I have an application which streams Twitter data which are stored in a Neo4j database. The data I store regard tweets, users, hashtag and their relationships (user posts tweet, tweet tags hashtags, user retweets tweet). Now, each time I get a new tweet what I do is:
And so on, same process for saving the relationships.
Here are the queries:
static String cqlAddTweet = "merge (n:Tweet{tweet_id: {2}}) on create set n.text={1}, n.location={3}, n.likecount={4}, n.retweetcount={5}, n.topic={6}, n.created_at={7} on match set n.likecount={4}, n.retweetcount={5}";
static String cqlAddHT = "merge (n:Hashtag{text:{1}})";
static String cqlHTToTweet = "match (n:Tweet),(m:Hashtag) where n.tweet_id={1} and m.text={2} merge (n)-[:TAGS]->(m)";
static String cqlAddUser = "merge (n:User{user_id:{3}}) on create set n.name={1}, n.username={2}, n.followers={4}, n.following={5}, n.profilePic={6} on match set n.name={1}, n.username={2}, n.followers={4}, n.following={5}, n.profilePic={6}";
static String cqlUserToTweet = "match (n:User),(m:Tweet) where m.tweet_id={2} and n.user_id={1} merge (n)-[:POSTS]->(m)";
static String cqlUserRetweets = "match (n:Tweet{tweet_id:{1}}), (u:User{user_id:{2}}) create (u)-[:RETWEETS]->(n)";
Since it is very slow in saving data, I suppose that this system can have better performances if I didn't run all those queries which scan the data each time.
Do you have any suggestion to improve my application?
Thank you and excuse me in advance if this may seem silly.
Make sure you have indexes (or uniqueness constraints, if appropriate) on the following label/property pairs.

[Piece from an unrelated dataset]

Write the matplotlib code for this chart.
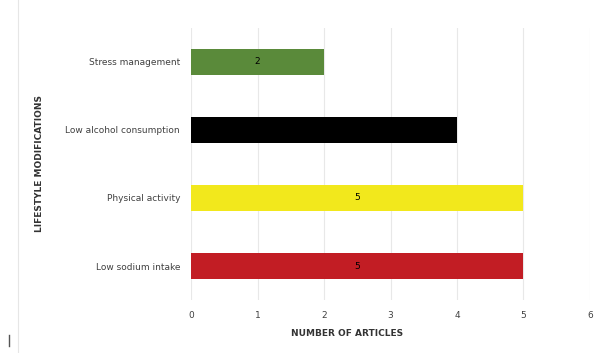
import numpy as np
import matplotlib.pyplot as plt
from matplotlib.lines import Line2D

categories = ['Low sodium intake', 'Physical activity',
              'Low alcohol consumption', 'Stress management']
articles = [5, 5, 4, 2]
bar_colors = ['#c21d24', '#f2e81c', '#000000', '#5a8a3a']
bar_labels = ['5', '5', '4', '2']

fig = plt.figure(figsize=(6.05, 3.53), dpi=100)
ax = fig.add_axes([0.316, 0.150, 0.659, 0.771])

y = np.arange(len(categories))
bars = ax.barh(y, articles, height=0.38, color=bar_colors)

for bar, lab in zip(bars, bar_labels):
    ax.text(bar.get_width() / 2, bar.get_y() + bar.get_height() / 2, lab,
            ha='center', va='center', fontsize=6.5, color='#000000')

ax.set_xlim(0, 6)
ax.set_ylim(-0.5, 3.5)
ax.set_xticks(range(7))
ax.set_yticks(y)
ax.set_yticklabels(categories)
ax.tick_params(axis='both', length=0, labelsize=6.5, colors='#404040',
               pad=8)
ax.xaxis.grid(True, color='#e8e8e8', linewidth=0.8)
ax.set_axisbelow(True)
for s in ax.spines.values():
    s.set_visible(False)

fig.text(0.574, 0.054, 'NUMBER OF ARTICLES', ha='center', va='center',
         fontsize=6.5, fontweight='bold', color='#333333')
fig.text(0.066, 0.538, 'LIFESTYLE MODIFICATIONS', ha='center', va='center',
         rotation=90, fontsize=6.5, fontweight='bold', color='#333333')

# faint chart-area border on the left
fig.add_artist(Line2D([0.030, 0.030], [0.0, 1.0], color='#e6e6e6',
                      linewidth=0.8, transform=fig.transFigure))
fig.add_artist(Line2D([0.015, 0.015], [0.02, 0.05], color='#555555',
                      linewidth=1.0, transform=fig.transFigure))

fig.savefig('out.png', dpi=100)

That will allow your queries to avoid scanning through all nodes with the same label (when starting a query).
:Tweet(tweet_id)
:Hashtag(text)
:User(user_id)
By the way, a couple of your queries can be simplified (but this should not affect the performance):
static String cqlAddTweet = "MERGE (n:Tweet{tweet_id: {2}}) ON CREATE SET n.text={1}, n.location={3}, n.topic={6}, n.created_at={7} SET n.likecount={4}, n.retweetcount={5}";
static String cqlAddUser = "MERGE (n:User{user_id:{3}}) SET n.name={1}, n.username={2}, n.followers={4}, n.following={5}, n.profilePic={6}";